Step One: Update Financial Accounts
After your spouse passes away, you may inherit all of the funds in their financial accounts. Typically, when accounts are opened, there will be two names listed on the account to fill the need for the “right of survivorship.” When a co-owner on the account dies, the surviving owner takes sole ownership of all the funds. You need to contact any financial institution where your spouse had an account to have the registration changed to your name. You will probably be required to provide the institution with a copy of the death certificate before changes can be made. However, it there is any loan or credit card debt associated with the account, any remaining funds are usually put toward the outstanding balance before another administrator is allowed to take ownership.

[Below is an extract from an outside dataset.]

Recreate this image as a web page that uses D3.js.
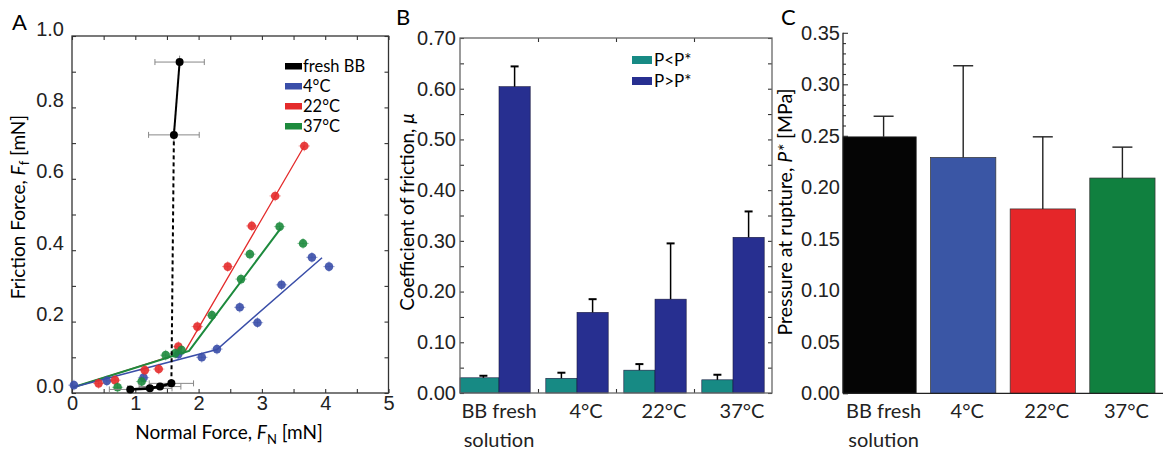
<!DOCTYPE html>
<html>
<head>
<meta charset="utf-8">
<script src="https://cdn.jsdelivr.net/npm/d3@7"></script>
<style>
  body { margin: 0; background: #fff; }
  svg { font-family: Lato, "Noto Sans", sans-serif; }
</style>
</head>
<body>
<svg id="fig" width="1164" height="454"></svg>
<script>
// ---- Panel A: friction force vs normal force, [F_N, F_f] in mN
const freshBB = [[0.92, 0.010], [1.23, 0.013], [1.39, 0.018], [1.57, 0.027], [1.61, 0.723], [1.70, 0.927]];
const freshBBxErr = [0.33, 0.35, 0.33, 0.35, 0.40, 0.39];
const pts4C = [[0.03, 0.022], [0.55, 0.034], [1.13, 0.043], [1.68, 0.109], [2.05, 0.100], [2.29, 0.123],
  [2.65, 0.240], [2.93, 0.197], [3.31, 0.303], [3.79, 0.380], [4.06, 0.354]];
const pts22C = [[0.42, 0.027], [0.68, 0.036], [1.15, 0.064], [1.37, 0.067], [1.68, 0.130], [1.98, 0.186],
  [2.46, 0.354], [2.84, 0.468], [3.21, 0.552], [3.67, 0.692]];
const pts37C = [[0.72, 0.016], [1.10, 0.032], [1.48, 0.106], [1.63, 0.111], [1.73, 0.120], [2.21, 0.218],
  [2.67, 0.319], [2.81, 0.389], [3.28, 0.466], [3.65, 0.419]];
const fit4C = [[0.02, 0.016], [2.29, 0.122], [3.95, 0.379]];
const fit22C = [[0.02, 0.016], [1.78, 0.115], [3.67, 0.692]];
const fit37C = [[0.02, 0.016], [1.85, 0.118], [3.30, 0.462]];
const legendA = ["fresh BB", "4°C", "22°C", "37°C"];

// ---- Panel B: coefficient of friction
const groups = ["BB fresh solution", "4°C", "22°C", "37°C"];
const seriesB = ["P<P*", "P>P*"];
const muBelow = [0.030, 0.029, 0.045, 0.026];
const muBelowErr = [0.004, 0.011, 0.012, 0.010];
const muAbove = [0.604, 0.159, 0.185, 0.307];
const muAboveErr = [0.040, 0.026, 0.110, 0.051];

// ---- Panel C: pressure at rupture
const rupture = [0.249, 0.229, 0.179, 0.209];
const ruptureErr = [0.020, 0.089, 0.070, 0.030];

const colA = { "fresh BB": "#000", "4°C": "#3a4ea8", "22°C": "#e42b2b", "37°C": "#1d8a3d" };
const colB = ["#178a84", "#272f90"];
const colC = ["#050505", "#3a56a5", "#e52629", "#10803f"];

const svg = d3.select("#fig");

// ===================== Panel A =====================
const xA = d3.scaleLinear().domain([0, 5]).range([72, 388.5]);
const yA = d3.scaleLinear().domain([0, 1]).range([393, 36]);
const gA = svg.append("g");

const styleAxis = (g, size) => {
  g.select(".domain").remove();
  g.selectAll("line").attr("stroke", "#333").attr("stroke-width", 1.1);
  g.selectAll("text").attr("font-size", size).attr("fill", "#222");
};

gA.append("g").attr("transform", `translate(0,${yA(0)})`)
  .call(d3.axisBottom(xA).tickValues(d3.range(0, 5.01, 0.5)).tickSize(-4).tickFormat(d => d % 1 ? "" : d))
  .call(g => styleAxis(g, 20));
gA.append("g").attr("transform", `translate(0,${yA(1)})`)
  .call(d3.axisTop(xA).tickValues(d3.range(0, 5.01, 0.5)).tickSize(-4).tickFormat(""))
  .call(g => styleAxis(g, 20));
gA.append("g").attr("transform", `translate(${xA(0)},0)`)
  .call(d3.axisLeft(yA).tickValues(d3.range(0, 1.01, 0.1)).tickSize(-4).tickPadding(8)
    .tickFormat(d => Math.round(d * 10) % 2 ? "" : d3.format(".1f")(d)))
  .call(g => styleAxis(g, 20))
  .call(g => g.selectAll("text").attr("dy", "-0.05em"));
gA.append("g").attr("transform", `translate(${xA(5)},0)`)
  .call(d3.axisRight(yA).tickValues(d3.range(0, 1.01, 0.1)).tickSize(-4).tickFormat(""))
  .call(g => styleAxis(g, 20));
gA.append("rect")
  .attr("x", xA(0)).attr("y", yA(1))
  .attr("width", xA(5) - xA(0)).attr("height", yA(0) - yA(1))
  .attr("fill", "none").attr("stroke", "#333").attr("stroke-width", 1.3);

const lineA = d3.line().x(d => xA(d[0])).y(d => yA(d[1]));

// fitted lines
[[fit22C, "22°C", 1.3], [fit37C, "37°C", 2], [fit4C, "4°C", 1.5]].forEach(([pts, key, w]) => {
  gA.append("path").datum(pts).attr("d", lineA)
    .attr("fill", "none").attr("stroke", colA[key]).attr("stroke-width", w);
});

// colored points with small error bars
[[pts4C, "4°C"], [pts22C, "22°C"], [pts37C, "37°C"]].forEach(([pts, key]) => {
  const g = gA.append("g");
  g.selectAll(".ex").data(pts).join("line")
    .attr("x1", d => xA(d[0] - 0.09)).attr("x2", d => xA(d[0] + 0.09))
    .attr("y1", d => yA(d[1])).attr("y2", d => yA(d[1]))
    .attr("stroke", colA[key]).attr("stroke-opacity", 0.45).attr("stroke-width", 1);
  g.selectAll(".ey").data(pts).join("line")
    .attr("x1", d => xA(d[0])).attr("x2", d => xA(d[0]))
    .attr("y1", d => yA(d[1] - 0.015)).attr("y2", d => yA(d[1] + 0.015))
    .attr("stroke", colA[key]).attr("stroke-opacity", 0.45).attr("stroke-width", 1);
  g.selectAll("circle").data(pts).join("circle")
    .attr("cx", d => xA(d[0])).attr("cy", d => yA(d[1])).attr("r", 4.3)
    .attr("fill", colA[key]).attr("fill-opacity", 0.9);
});

// fresh BB: grey x error bars, solid / dashed black line
gA.selectAll(".bbx").data(freshBB).join("line")
  .attr("x1", (d, i) => xA(d[0] - freshBBxErr[i])).attr("x2", (d, i) => xA(d[0] + freshBBxErr[i]))
  .attr("y1", d => yA(d[1])).attr("y2", d => yA(d[1]))
  .attr("stroke", "#888").attr("stroke-width", 1);
gA.selectAll(".bbxc").data(freshBB.flatMap((d, i) => [[d[0] - freshBBxErr[i], d[1]], [d[0] + freshBBxErr[i], d[1]]])).join("line")
  .attr("x1", d => xA(d[0])).attr("x2", d => xA(d[0]))
  .attr("y1", d => yA(d[1]) - 3).attr("y2", d => yA(d[1]) + 3)
  .attr("stroke", "#888").attr("stroke-width", 1);
gA.selectAll(".bby").data(freshBB.slice(4)).join("line")
  .attr("x1", d => xA(d[0])).attr("x2", d => xA(d[0]))
  .attr("y1", d => yA(d[1] - 0.018)).attr("y2", d => yA(d[1] + 0.018))
  .attr("stroke", "#888").attr("stroke-width", 1);
gA.append("path").datum(freshBB.slice(0, 4)).attr("d", lineA)
  .attr("fill", "none").attr("stroke", "#000").attr("stroke-width", 2.6);
gA.append("path").datum(freshBB.slice(3, 5)).attr("d", lineA)
  .attr("fill", "none").attr("stroke", "#000").attr("stroke-width", 2).attr("stroke-dasharray", "4,3");
gA.append("path").datum(freshBB.slice(4)).attr("d", lineA)
  .attr("fill", "none").attr("stroke", "#000").attr("stroke-width", 2);
gA.selectAll(".bbp").data(freshBB).join("circle")
  .attr("cx", d => xA(d[0])).attr("cy", d => yA(d[1])).attr("r", 4).attr("fill", "#000");

// legend A
const legA = gA.append("g").attr("transform", "translate(285,66)");
legendA.forEach((k, i) => {
  legA.append("rect").attr("x", 0).attr("y", i * 20 - 3).attr("width", 17).attr("height", 6.5).attr("fill", colA[k]);
  legA.append("text").attr("x", 18).attr("y", i * 20 + 6).attr("font-size", 16.5).text(k);
});

// axis titles A
const tA = gA.append("text").attr("text-anchor", "middle").attr("font-size", 19)
  .attr("transform", "translate(25,207) rotate(-90)");
tA.append("tspan").text("Friction Force, ");
tA.append("tspan").attr("font-style", "italic").text("F");
tA.append("tspan").attr("font-size", 13).attr("dy", 4).text("f");
tA.append("tspan").attr("dy", -4).text(" [mN]");
const xtA = gA.append("text").attr("text-anchor", "middle").attr("font-size", 19).attr("x", 229).attr("y", 439);
xtA.append("tspan").text("Normal Force, ");
xtA.append("tspan").attr("font-style", "italic").text("F");
xtA.append("tspan").attr("font-size", 13).attr("dy", 5).text("N");
xtA.append("tspan").attr("dy", -5).text(" [mN]");
svg.append("text").attr("x", 12).attr("y", 30).attr("font-size", 22).text("A");

// ===================== Panel B =====================
const xB = d3.scaleBand().domain(groups).range([460, 772]).paddingInner(0.2).paddingOuter(0.1);
const xSub = d3.scaleBand().domain(seriesB).range([0, xB.bandwidth()]);
const yB = d3.scaleLinear().domain([0, 0.7]).range([393, 38]);
const gB = svg.append("g");

const minorB = d3.range(0, 0.701, 0.05);
gB.append("g").attr("transform", `translate(460,0)`)
  .call(d3.axisLeft(yB).tickValues(minorB).tickSize(-4).tickPadding(4)
    .tickFormat(d => Math.round(d * 100) % 10 ? "" : d3.format(".2f")(d)))
  .call(g => styleAxis(g, 20));
gB.append("g").attr("transform", `translate(772,0)`)
  .call(d3.axisRight(yB).tickValues(minorB).tickSize(-4).tickFormat(""))
  .call(g => styleAxis(g, 20));
const bounds = groups.slice(1).map(g => xB(g) - xB.step() * xB.paddingInner() / 2);
const xBid = d3.scaleLinear().domain([460, 772]).range([460, 772]);
gB.append("g").attr("transform", `translate(0,${yB(0)})`)
  .call(d3.axisBottom(xBid).tickValues(bounds).tickSize(-4).tickFormat(""))
  .call(g => styleAxis(g, 20));
gB.append("g").attr("transform", `translate(0,${yB(0.7)})`)
  .call(d3.axisTop(xBid).tickValues(bounds).tickSize(-4).tickFormat(""))
  .call(g => styleAxis(g, 20));

const valsB = [muBelow, muAbove];
const errsB = [muBelowErr, muAboveErr];
seriesB.forEach((s, si) => {
  groups.forEach((g, gi) => {
    const x0 = xB(g) + xSub(s);
    const left = gi === 0 && si === 0 ? xB.range()[0] : x0;
    const v = valsB[si][gi];
    gB.append("rect").attr("x", left).attr("y", yB(v))
      .attr("width", x0 + xSub.bandwidth() - left).attr("height", yB(0) - yB(v))
      .attr("fill", colB[si]).attr("stroke", "#1a1a40").attr("stroke-width", 0.6);
    const cx = x0 + xSub.bandwidth() / 2;
    const e = errsB[si][gi];
    gB.append("line").attr("x1", cx).attr("x2", cx).attr("y1", yB(v)).attr("y2", yB(v + e))
      .attr("stroke", "#000").attr("stroke-width", 1.5);
    gB.append("line").attr("x1", cx - 4).attr("x2", cx + 4).attr("y1", yB(v + e)).attr("y2", yB(v + e))
      .attr("stroke", "#000").attr("stroke-width", 2);
  });
});
gB.append("rect").attr("x", 460).attr("y", yB(0.7)).attr("width", 312).attr("height", yB(0) - yB(0.7))
  .attr("fill", "none").attr("stroke", "#666").attr("stroke-width", 1.3);

// legend B
seriesB.forEach((s, i) => {
  gB.append("rect").attr("x", 632).attr("y", 56 + i * 21).attr("width", 20).attr("height", 8).attr("fill", colB[i]);
  gB.append("text").attr("x", 654).attr("y", 66 + i * 21).attr("font-size", 17).text(s);
});

// category labels (B and C)
const catLabels = (g, scale, dxOther) => {
  groups.forEach((c, i) => {
    const cx = scale(c) + scale.bandwidth() / 2 + (i ? dxOther : 0);
    const t = g.append("text").attr("text-anchor", "middle").attr("font-size", 20).attr("fill", "#222");
    const words = i === 0 ? ["BB fresh", "solution"] : [c];
    words.forEach((w, j) => t.append("tspan").attr("x", cx).attr("y", 418 + j * 29).text(w));
  });
};
catLabels(gB, xB, 9);

const tB = gB.append("text").attr("text-anchor", "middle").attr("font-size", 19)
  .attr("transform", "translate(414,212) rotate(-90)");
tB.append("tspan").text("Coefficient of friction, ");
tB.append("tspan").attr("font-style", "italic").text("μ");
svg.append("text").attr("x", 396).attr("y", 25).attr("font-size", 22).text("B");

// ===================== Panel C =====================
const xC = d3.scaleBand().domain(groups).range([843, 1163]).paddingInner(0.18).paddingOuter(0.1);
const yC = d3.scaleLinear().domain([0, 0.35]).range([393.3, 32.8]);
const gC = svg.append("g");

gC.append("g").attr("transform", `translate(843,0)`)
  .call(d3.axisLeft(yC).tickValues(d3.range(0, 0.3501, 0.01)).tickSize(-3).tickPadding(3)
    .tickFormat(d => Math.round(d * 100) % 5 ? "" : d3.format(".2f")(d)))
  .call(g => styleAxis(g, 20))
  .call(g => g.selectAll(".tick").filter(d => Math.round(d * 100) % 5 === 0).select("line").attr("x2", 5));
gC.append("line").attr("x1", 843).attr("x2", 843).attr("y1", yC(0)).attr("y2", yC(0.35))
  .attr("stroke", "#222").attr("stroke-width", 1.3);

groups.forEach((g, i) => {
  const x0 = xC(g);
  const left = i === 0 ? xC.range()[0] : x0;
  const v = rupture[i];
  gC.append("rect").attr("x", left).attr("y", yC(v))
    .attr("width", x0 + xC.bandwidth() - left).attr("height", yC(0) - yC(v))
    .attr("fill", colC[i]).attr("stroke", "#333").attr("stroke-width", 0.7);
  const cx = x0 + xC.bandwidth() / 2;
  const top = yC(v + ruptureErr[i]);
  gC.append("line").attr("x1", cx).attr("x2", cx).attr("y1", yC(v)).attr("y2", top)
    .attr("stroke", "#222").attr("stroke-width", 1.4);
  gC.append("line").attr("x1", cx - 10).attr("x2", cx + 10).attr("y1", top).attr("y2", top)
    .attr("stroke", "#222").attr("stroke-width", 1.4);
});
gC.append("line").attr("x1", 843).attr("x2", 1163).attr("y1", yC(0)).attr("y2", yC(0))
  .attr("stroke", "#222").attr("stroke-width", 1.3);
catLabels(gC, xC, 4);

const tC = gC.append("text").attr("text-anchor", "middle").attr("font-size", 19.5)
  .attr("transform", "translate(792,212) rotate(-90)");
tC.append("tspan").text("Pressure at rupture, ");
tC.append("tspan").attr("font-style", "italic").text("P*");
tC.append("tspan").text(" [MPa]");
svg.append("text").attr("x", 781).attr("y", 25).attr("font-size", 22).text("C");
</script>
</body>
</html>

Step Two: Roll Over or Divide Retirement Assets
There are different rules for handling retirement or pension account assets when it comes time to shift the ownership from one spouse to another. When the account owner passes away, the retirement account assets will pass directly to the beneficiaries that were designated on the account. Though this is usually the spouse of an account holder that was married, there are times when the designation has been left to the person’s estate.If this is the case, all the funds get transferred into distribution with the estate first, often resolving any outstanding debt before the funds can be used. This is why is important to make sure all beneficiary designations are kept current on your retirement accounts (IRAs, 401k, and/or 403b). Even if you have a will, the beneficiaries listed on the original paperwork supersede any will designations.

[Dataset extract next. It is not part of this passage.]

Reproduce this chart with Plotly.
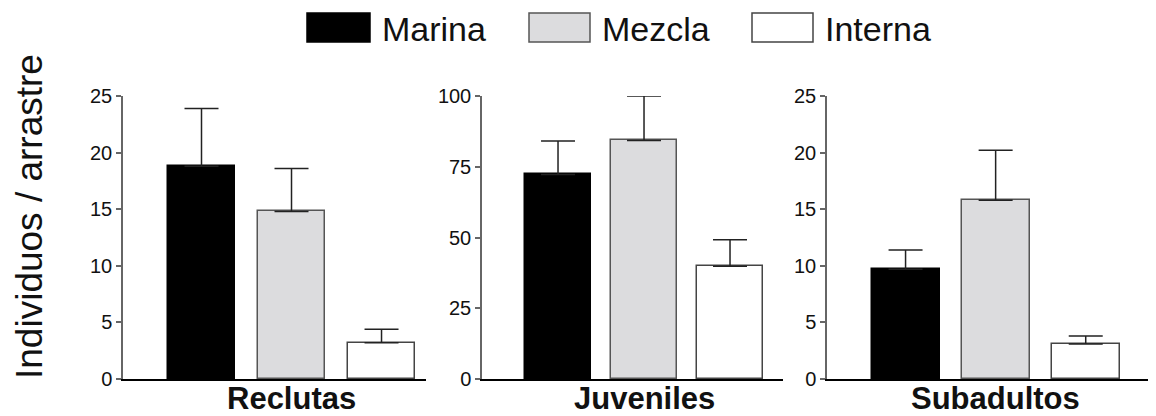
import plotly.graph_objects as go

# ---- data ----
stages = ["Reclutas", "Juveniles", "Subadultos"]
series = ["Marina", "Mezcla", "Interna"]
means = {
    "Reclutas":   [18.8, 14.8, 3.2],
    "Juveniles":  [72.3, 84.3, 39.8],
    "Subadultos": [9.7, 15.8, 3.1],
}
errors = {
    "Reclutas":   [5.1, 3.8, 1.2],
    "Juveniles":  [11.8, 15.7, 9.4],
    "Subadultos": [1.7, 4.4, 0.7],
}
y_max = {"Reclutas": 25, "Juveniles": 100, "Subadultos": 25}
y_dtick = {"Reclutas": 5, "Juveniles": 25, "Subadultos": 5}
y_title = "Individuos / arrastre"

# ---- styles ----
PAGE_W, PAGE_H = 1156, 416
OFF = 8  # browser body margin
W, H = PAGE_W - OFF, PAGE_H - OFF
fills = ["#000000", "#dcdcde", "#ffffff"]
outlines = ["#000000", "#555555", "#444444"]
FONT = "Liberation Sans, Arial, sans-serif"


def px_x(x):
    return (x - OFF) / W


def px_y(y):
    return (H - (y - OFF)) / H


# pixel layout of each panel (page px): (left, right, x-range, bar width)
panels = [
    (123, 426, [-0.872, 2.494], 0.744),
    (482, 783, [-0.884, 2.616], 0.767),
    (827, 1156, [-0.872, 2.78], 0.756),
]
y_top_px, y_bot_px = 96, 379

fig = go.Figure()
for p, stage in enumerate(stages):
    xa = "x" if p == 0 else f"x{p+1}"
    ya = "y" if p == 0 else f"y{p+1}"
    for s, name in enumerate(series):
        fig.add_trace(go.Bar(
            x=[s], y=[means[stage][s]], name=name, showlegend=False,
            width=panels[p][3],
            marker=dict(color=fills[s], line=dict(color=outlines[s], width=1.5)),
            error_y=dict(type="data", symmetric=False, array=[errors[stage][s]],
                         arrayminus=[0], color="#222222", thickness=1.5, width=17),
            xaxis=xa, yaxis=ya,
        ))

layout = dict(
    template="none",
    width=W, height=H, autosize=False,
    margin=dict(l=0, r=0, t=0, b=0, pad=0, autoexpand=False),
    paper_bgcolor="white", plot_bgcolor="white",
    font=dict(family=FONT, color="#111111"),
    bargap=0, showlegend=False,
)
ydom = [px_y(y_bot_px), px_y(y_top_px)]
for p, stage in enumerate(stages):
    left, right, xr, _ = panels[p]
    sfx = "" if p == 0 else str(p + 1)
    layout["xaxis" + sfx] = dict(
        domain=[px_x(left), min(1.0, px_x(right))], range=xr, showgrid=False,
        zeroline=False, showticklabels=False, ticks="", showline=True,
        linecolor="#000000", linewidth=1.5, anchor="y" + sfx, fixedrange=True,
        automargin=False,
    )
    layout["yaxis" + sfx] = dict(
        domain=ydom, range=[0, y_max[stage]], dtick=y_dtick[stage], tick0=0,
        showgrid=False, zeroline=False, showline=True, linecolor="#666666",
        linewidth=1.5, ticks="outside", ticklen=5, tickwidth=1.5, tickcolor="#666666",
        tickfont=dict(size=20, family=FONT, color="#111111"),
        anchor="x" + sfx, fixedrange=True, automargin=False,
    )
fig.update_layout(**layout)

annotations = []
shapes = []
# category labels under each panel
for p, stage in enumerate(stages):
    sfx = "" if p == 0 else str(p + 1)
    annotations.append(dict(
        x=1, xref="x" + sfx, y=px_y(398), yref="paper", text=f"<b>{stage}</b>",
        showarrow=False, xanchor="center", yanchor="middle",
        font=dict(size=31, family=FONT, color="#111111"),
    ))
# y-axis title
annotations.append(dict(
    x=px_x(30), xref="paper", y=px_y(217), yref="paper", text=y_title,
    textangle=-90, showarrow=False, xanchor="center", yanchor="middle",
    font=dict(size=37, family=FONT, color="#111111"),
))
# legend
legend_boxes = [(307, 370), (529, 590), (752, 813)]
for s, name in enumerate(series):
    x0, x1 = legend_boxes[s]
    shapes.append(dict(
        type="rect", xref="paper", yref="paper",
        x0=px_x(x0), x1=px_x(x1), y0=px_y(42), y1=px_y(13),
        fillcolor=fills[s], line=dict(color=outlines[s], width=1.5),
    ))
    annotations.append(dict(
        x=px_x(x1 + 10), xref="paper", y=px_y(29), yref="paper", text=name,
        showarrow=False, xanchor="left", yanchor="middle",
        font=dict(size=34, family=FONT, color="#111111"),
    ))
fig.update_layout(annotations=annotations, shapes=shapes)

fig.write_html("out.html", config={"responsive": False, "displayModeBar": False})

For an IRA, the surviving spouse is generally the party that receives the deceased’s assets. When you inherit an IRA and roll it over to your own account, you will be required to take the minimum distributions (RMDs) from the account whenever you turn 72. If you choose not to move the money into your own IRA, you could be faced with an early withdrawal penalty if you aren’t over the age of 59. Rolling it over saves you from this deduction, letting your money grow tax-deferred for as long as you can.

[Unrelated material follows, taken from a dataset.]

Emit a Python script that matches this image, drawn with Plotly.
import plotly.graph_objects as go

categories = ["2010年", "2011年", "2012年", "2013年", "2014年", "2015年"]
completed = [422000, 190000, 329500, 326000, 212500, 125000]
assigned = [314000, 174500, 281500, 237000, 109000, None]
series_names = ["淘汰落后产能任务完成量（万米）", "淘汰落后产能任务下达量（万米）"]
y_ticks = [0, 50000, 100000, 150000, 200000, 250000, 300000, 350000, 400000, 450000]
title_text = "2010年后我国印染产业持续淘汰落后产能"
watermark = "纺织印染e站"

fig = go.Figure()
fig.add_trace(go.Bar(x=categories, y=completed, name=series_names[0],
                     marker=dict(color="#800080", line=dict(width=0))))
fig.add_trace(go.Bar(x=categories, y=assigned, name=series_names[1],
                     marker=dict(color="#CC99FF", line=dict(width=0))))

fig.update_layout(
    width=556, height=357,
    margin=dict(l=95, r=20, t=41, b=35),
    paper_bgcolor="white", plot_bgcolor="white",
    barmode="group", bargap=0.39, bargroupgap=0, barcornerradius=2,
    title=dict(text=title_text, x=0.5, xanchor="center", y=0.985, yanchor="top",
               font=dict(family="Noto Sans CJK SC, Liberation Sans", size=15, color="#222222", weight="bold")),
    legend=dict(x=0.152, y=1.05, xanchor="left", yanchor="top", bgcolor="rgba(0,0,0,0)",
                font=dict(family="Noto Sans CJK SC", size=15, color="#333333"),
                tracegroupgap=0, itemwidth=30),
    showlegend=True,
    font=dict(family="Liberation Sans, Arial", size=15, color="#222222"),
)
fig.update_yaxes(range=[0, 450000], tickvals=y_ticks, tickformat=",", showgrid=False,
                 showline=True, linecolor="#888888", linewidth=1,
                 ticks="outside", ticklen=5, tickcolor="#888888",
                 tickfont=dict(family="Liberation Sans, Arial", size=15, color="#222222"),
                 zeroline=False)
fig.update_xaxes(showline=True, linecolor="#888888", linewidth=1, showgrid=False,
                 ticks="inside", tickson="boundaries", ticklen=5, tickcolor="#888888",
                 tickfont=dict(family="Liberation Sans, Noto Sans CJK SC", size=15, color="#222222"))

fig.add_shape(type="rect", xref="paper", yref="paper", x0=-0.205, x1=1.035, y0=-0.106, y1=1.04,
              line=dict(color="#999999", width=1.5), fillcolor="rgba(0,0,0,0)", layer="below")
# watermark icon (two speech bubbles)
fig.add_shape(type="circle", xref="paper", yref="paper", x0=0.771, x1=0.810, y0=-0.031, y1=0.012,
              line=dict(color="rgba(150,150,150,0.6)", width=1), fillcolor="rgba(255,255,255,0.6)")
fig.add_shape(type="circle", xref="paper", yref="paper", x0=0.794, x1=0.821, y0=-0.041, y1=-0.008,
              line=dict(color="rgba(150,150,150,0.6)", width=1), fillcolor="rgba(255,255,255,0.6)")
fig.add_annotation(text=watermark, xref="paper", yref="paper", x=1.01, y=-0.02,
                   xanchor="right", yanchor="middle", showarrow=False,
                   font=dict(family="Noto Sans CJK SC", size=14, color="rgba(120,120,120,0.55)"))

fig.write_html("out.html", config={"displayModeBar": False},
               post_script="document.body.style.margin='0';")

Step Three: Adjust Your Budget
When your spouse passes away, you may find yourself with less stability in your income. You will need to adjust your budget to account for the loss of funds. Make one list of all the essential expenses and another list of all the discretionary expenses. Your essentials include housing (mortgage/rent), food, transportation, insurance, utilities, etc., while discretionary would include clothing, vacation, dining out, cable, etc.
Have a list of your reliable sources of income and match them to your essential expenses. Reliable sources of income include salary, pension, Social Security, etc. If you don’t have enough left over for your discretionary expenses, you may need to look at trimming some of these items in order to save your financial health and protect your credit score. When finances get tight, it becomes more important to continually monitor your credit to see how your bill payment strategy is affecting you. Financial institutions can order a credit check for loans and financing needs or visit crediful.com, but you can also use a web-based program to keep an eye on it yourself. If you are close to retirement and are worried about an income shortfall, then you may want to purchase an income annuity.
Step Four: Evaluate Your Insurance
In the event of a death, life insurance is generally what pays for the expenses with the funeral and burial. After these are paid, the surviving spouse or beneficiary that has been designated will receive the remaining funds tax-free. For spouses that will still have children to care for after the death, you should consider purchasing your own insurance policy of increasing the coverage you have to protect them in the event that you may pass away. You may also need to purchase a health insurance plan, especially if your spouse had carried the coverage prior to their passing. While you can use COBRA to keep these benefits for another 36 months, these premiums are expensive with some being about 102% cost of the plan.
You will need some time after the passing of your spouse to adjust both mentally and emotionally. If you have a trusted friend or family member, they can help you sort through the paperwork needed to make sure your finances are in order. You will need the resources to live independently, and while it may be lonely and an adjustment, a strong financial situation can make it easier.